Après des années de préparation, le projet de règlement de l’Union Européenne sur l’Intelligence Artificielle, également appelé AI Act, est sur le point d’entrer en vigueur. Ce texte fondateur vise à encadrer le développement et l’utilisation de l’IA au sein de l’UE, avec pour ambition de stimuler l’innovation tout en protégeant les citoyens. Quelles sont les grandes lignes de cet Acte et quelles seront ses implications pour les entreprises et la société ? Décryptage.
L’approche basée sur les risques au cœur de l’AI Act
Le règlement adopte une approche graduée en fonction des risques posés par les différentes applications de l’IA :
- Les usages jugés à « risque inacceptable » comme la notation sociale ou les techniques subliminales seront interdits, avec toutefois de nombreuses exceptions.
- Les systèmes à « haut risque » (infrastructures critiques, éducation, santé…) devront faire l’objet d’évaluations de conformité avant et après leur mise sur le marché.
- Les applications à « risque moyen » comme les chatbots seront soumis à des obligations de transparence.
Les autres usages, considérés à faible risque, ne seront pas régulés. Des bonnes pratiques sont toutefois encouragées.
Focus sur les modèles de fondation (GPAI)
L’émergence des larges modèles d’IA générative comme ChatGPT a poussé les législateurs à ajouter des règles spécifiques pour ces technologies, appelées « GPAI ». Deux niveaux d’obligations sont prévus :
- Pour la plupart des GPAI commerciaux : des exigences de transparence et de documentation technique.
- Pour les modèles les plus puissants présentant un « risque systémique » : une évaluation et une atténuation proactives des risques.
Le contrôle de ces GPAI sera centralisé au niveau européen via un « AI Office ». Des amendes pouvant atteindre 3% du chiffre d’affaires mondial sont prévues en cas d’infraction.
Une mise en application progressive
Officiellement entré en vigueur le 1er août 2024, l’AI Act va s’appliquer progressivement jusqu’en 2027, le temps que les autorités définissent les standards et guides de conformité. Les interdictions s’appliqueront dès février 2025, les exigences de transparence dès août 2025, puis les obligations pour les systèmes à haut risque en 2026 et 2027.

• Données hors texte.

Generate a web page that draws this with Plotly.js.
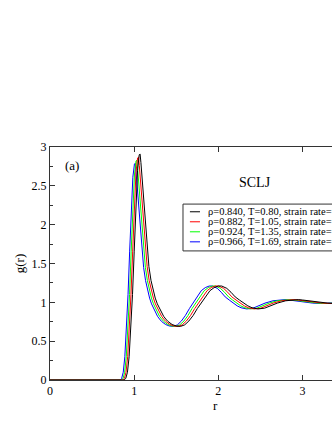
<!DOCTYPE html>
<html>
<head>
<meta charset="utf-8">
<script src="https://cdn.plot.ly/plotly-3.0.1.min.js"></script>
<style>
  html, body { margin: 0; padding: 0; overflow: hidden; background: #fff; }
  #chart { width: 380px; height: 430px; }
</style>
</head>
<body>
<div id="chart"></div>
<script>
// g(r) for four state points
const rBlack = [0, 0.88, 0.90, 0.92, 0.94, 0.96, 0.98, 1.00, 1.02, 1.04, 1.06, 1.07, 1.08, 1.10, 1.125, 1.15, 1.175, 1.20, 1.225, 1.25, 1.275, 1.30, 1.325, 1.35, 1.375, 1.40, 1.45, 1.50, 1.55, 1.60, 1.65, 1.70, 1.75, 1.80, 1.85, 1.90, 1.95, 2.00, 2.04, 2.10, 2.15, 2.20, 2.25, 2.30, 2.35, 2.40, 2.47, 2.55, 2.60, 2.70, 2.80, 2.90, 2.95, 3.00, 3.10, 3.20, 3.30, 3.40, 3.50, 4.00];
const rRed = [0, 0.864, 0.884, 0.903, 0.923, 0.943, 0.962, 0.982, 1.002, 1.021, 1.041, 1.051, 1.061, 1.080, 1.105, 1.129, 1.154, 1.178, 1.203, 1.228, 1.252, 1.277, 1.301, 1.326, 1.350, 1.375, 1.424, 1.473, 1.522, 1.571, 1.620, 1.669, 1.719, 1.768, 1.817, 1.866, 1.915, 1.964, 2.003, 2.062, 2.111, 2.160, 2.210, 2.259, 2.308, 2.357, 2.426, 2.504, 2.553, 2.651, 2.750, 2.848, 2.897, 2.946, 3.044, 3.142, 3.241, 3.339, 3.437, 4.00];
const rGreen = [0, 0.848, 0.868, 0.887, 0.906, 0.925, 0.945, 0.964, 0.983, 1.003, 1.022, 1.031, 1.041, 1.060, 1.085, 1.109, 1.133, 1.157, 1.181, 1.205, 1.229, 1.253, 1.277, 1.301, 1.326, 1.350, 1.398, 1.446, 1.494, 1.542, 1.591, 1.639, 1.687, 1.735, 1.783, 1.832, 1.880, 1.928, 1.967, 2.024, 2.073, 2.121, 2.169, 2.217, 2.265, 2.314, 2.381, 2.458, 2.506, 2.603, 2.699, 2.796, 2.844, 2.892, 2.988, 3.085, 3.181, 3.278, 3.374, 4.00];
const rBlue = [0, 0.832, 0.851, 0.870, 0.889, 0.908, 0.927, 0.946, 0.965, 0.984, 1.003, 1.012, 1.022, 1.041, 1.064, 1.088, 1.112, 1.135, 1.159, 1.183, 1.206, 1.230, 1.253, 1.277, 1.301, 1.324, 1.372, 1.419, 1.466, 1.514, 1.561, 1.608, 1.656, 1.703, 1.750, 1.797, 1.845, 1.892, 1.930, 1.987, 2.034, 2.081, 2.129, 2.176, 2.223, 2.270, 2.337, 2.412, 2.460, 2.554, 2.649, 2.743, 2.791, 2.838, 2.933, 3.027, 3.122, 3.216, 3.311, 4.00];

const gBlack = [0, 0, 0.02, 0.10, 0.30, 0.65, 1.10, 1.65, 2.25, 2.70, 2.90, 2.91, 2.80, 2.52, 2.10, 1.74, 1.46, 1.28, 1.15, 1.055, 0.98, 0.92, 0.87, 0.82, 0.785, 0.755, 0.715, 0.695, 0.69, 0.71, 0.76, 0.83, 0.92, 1.00, 1.08, 1.15, 1.19, 1.21, 1.21, 1.18, 1.13, 1.07, 1.03, 0.99, 0.955, 0.93, 0.915, 0.925, 0.95, 0.99, 1.02, 1.035, 1.035, 1.03, 1.015, 1.00, 0.99, 0.985, 0.99, 1.00];
const gRed = [0, 0, 0.02, 0.10, 0.30, 0.65, 1.10, 1.65, 2.24, 2.67, 2.86, 2.87, 2.76, 2.49, 2.09, 1.73, 1.46, 1.28, 1.15, 1.055, 0.98, 0.92, 0.87, 0.82, 0.785, 0.755, 0.715, 0.695, 0.69, 0.71, 0.76, 0.83, 0.92, 1.00, 1.08, 1.15, 1.19, 1.21, 1.21, 1.18, 1.13, 1.07, 1.03, 0.99, 0.955, 0.93, 0.915, 0.925, 0.95, 0.99, 1.02, 1.035, 1.035, 1.03, 1.015, 1.00, 0.99, 0.985, 0.99, 1.00];
const gGreen = [0, 0, 0.02, 0.10, 0.30, 0.65, 1.10, 1.65, 2.23, 2.64, 2.82, 2.83, 2.72, 2.46, 2.08, 1.73, 1.45, 1.28, 1.15, 1.055, 0.98, 0.92, 0.87, 0.82, 0.785, 0.755, 0.715, 0.695, 0.69, 0.71, 0.76, 0.83, 0.92, 1.00, 1.08, 1.15, 1.19, 1.21, 1.21, 1.18, 1.13, 1.07, 1.03, 0.99, 0.955, 0.93, 0.915, 0.925, 0.95, 0.99, 1.02, 1.035, 1.035, 1.03, 1.015, 1.00, 0.99, 0.985, 0.99, 1.00];
const gBlue = [0, 0, 0.02, 0.10, 0.30, 0.65, 1.10, 1.65, 2.22, 2.61, 2.78, 2.79, 2.68, 2.43, 2.07, 1.72, 1.45, 1.28, 1.15, 1.055, 0.98, 0.92, 0.87, 0.82, 0.785, 0.755, 0.715, 0.695, 0.69, 0.71, 0.76, 0.83, 0.92, 1.00, 1.08, 1.15, 1.19, 1.21, 1.21, 1.18, 1.13, 1.07, 1.03, 0.99, 0.955, 0.93, 0.915, 0.925, 0.95, 0.99, 1.02, 1.035, 1.035, 1.03, 1.015, 1.00, 0.99, 0.985, 0.99, 1.00];

const seriesNames = [
    'ρ=0.840, T=0.80, strain rate=',
    'ρ=0.882, T=1.05, strain rate=',
    'ρ=0.924, T=1.35, strain rate=',
    'ρ=0.966, T=1.69, strain rate='
];
const seriesColors = ['#000000', '#ff0000', '#00ff00', '#0000ff'];
const rSets = [rBlack, rRed, rGreen, rBlue];
const gSets = [gBlack, gRed, gGreen, gBlue];

const xTickVals = [0, 1, 2, 3];
const yTickVals = [0, 0.5, 1, 1.5, 2, 2.5, 3];
const yTickText = ['0', '0.5', '1', '1.5', '2', '2.5', '3'];

const serif = '"Liberation Serif", "Times New Roman", Times, serif';

// draw black last so it sits on top like the original
const order = [3, 2, 1, 0];
const data = order.map(i => ({
    x: rSets[i],
    y: gSets[i],
    type: 'scatter',
    mode: 'lines',
    line: { color: seriesColors[i], width: 1 },
    name: seriesNames[i],
    hoverinfo: 'skip'
}));

// hand-made legend box (the original is cut at the right edge)
const legendTop = 0.755, legendBottom = 0.554;
const rowY = [0.722, 0.679, 0.636, 0.593];
const shapes = [{
    type: 'rect', xref: 'paper', yref: 'paper',
    x0: 0.403, x1: 1.2, y0: legendBottom, y1: legendTop,
    line: { color: '#333', width: 1 }, fillcolor: 'rgba(255,255,255,1)', layer: 'above'
}];
const annotations = [
    { text: '(a)', xref: 'paper', yref: 'paper', x: 0.066, y: 0.919, xanchor: 'center', yanchor: 'middle', showarrow: false, font: { family: serif, size: 13, color: '#000' } },
    { text: 'SCLJ', xref: 'paper', yref: 'paper', x: 0.621, y: 0.848, xanchor: 'center', yanchor: 'middle', showarrow: false, font: { family: serif, size: 14, color: '#000' } },
    // x-axis title, placed close under the tick labels as in the original
    { text: 'r', xref: 'paper', yref: 'paper', x: 0.5, y: 0, yshift: -16, xanchor: 'center', yanchor: 'top', showarrow: false, font: { family: serif, size: 13, color: '#000' } }
];
seriesNames.forEach((name, i) => {
    shapes.push({
        type: 'line', xref: 'paper', yref: 'paper',
        x0: 0.424, x1: 0.4545, y0: rowY[i], y1: rowY[i],
        line: { color: seriesColors[i], width: 1 }, layer: 'above'
    });
    annotations.push({
        text: name, xref: 'paper', yref: 'paper', x: 0.473, y: rowY[i],
        xanchor: 'left', yanchor: 'middle', showarrow: false,
        font: { family: serif, size: 10.5, color: '#000' }
    });
});

const layout = {
    width: 380,
    height: 430,
    margin: { l: 50, r: 0, t: 147, b: 50 },
    paper_bgcolor: '#ffffff',
    plot_bgcolor: '#ffffff',
    showlegend: false,
    font: { family: serif, size: 12, color: '#000' },
    xaxis: {
        range: [0, 3.92],
        tickvals: xTickVals,
        ticktext: xTickVals.map(String),
        ticks: 'inside', ticklen: 5, tickcolor: '#333',
        showline: true, linecolor: '#333', linewidth: 1, mirror: 'ticks',
        showgrid: false, zeroline: false,
        tickfont: { family: serif, size: 12 }
    },
    yaxis: {
        range: [0, 3],
        tickvals: yTickVals,
        ticktext: yTickText,
        ticks: 'inside', ticklen: 5, tickcolor: '#333',
        minor: { dtick: 0.25, ticks: 'inside', ticklen: 3, tickcolor: '#333' },
        showline: true, linecolor: '#333', linewidth: 1, mirror: true,
        showgrid: false, zeroline: false,
        tickfont: { family: serif, size: 12 },
        title: { text: 'g(r)', font: { family: serif, size: 13 }, standoff: 4 }
    },
    shapes: shapes,
    annotations: annotations
};

Plotly.newPlot('chart', data, layout, { displayModeBar: false, staticPlot: true });
</script>
</body>
</html>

L’UE se veut pionnière en matière de régulation de l’IA. Mais ce statut implique de résoudre de nombreux défis techniques et juridiques inédits.
Commission Européenne
Quel impact pour les entreprises et la société ?
Si l’objectif affiché est de favoriser l’innovation en renforçant la confiance, certains acteurs craignent que ces règles ne freinent la compétitivité européenne face aux géants américains et chinois. L’avenir nous dira si ce pari sur une « IA digne de confiance » portera ses fruits.
Une chose est sûre : l’AI Act va profondément modifier le paysage de l’IA en Europe et au-delà. Les entreprises développant ou utilisant cette technologie doivent dès maintenant anticiper ces changements et adapter leurs processus en conséquence. L’enjeu : concilier innovation et respect des droits fondamentaux des citoyens à l’ère de l’IA.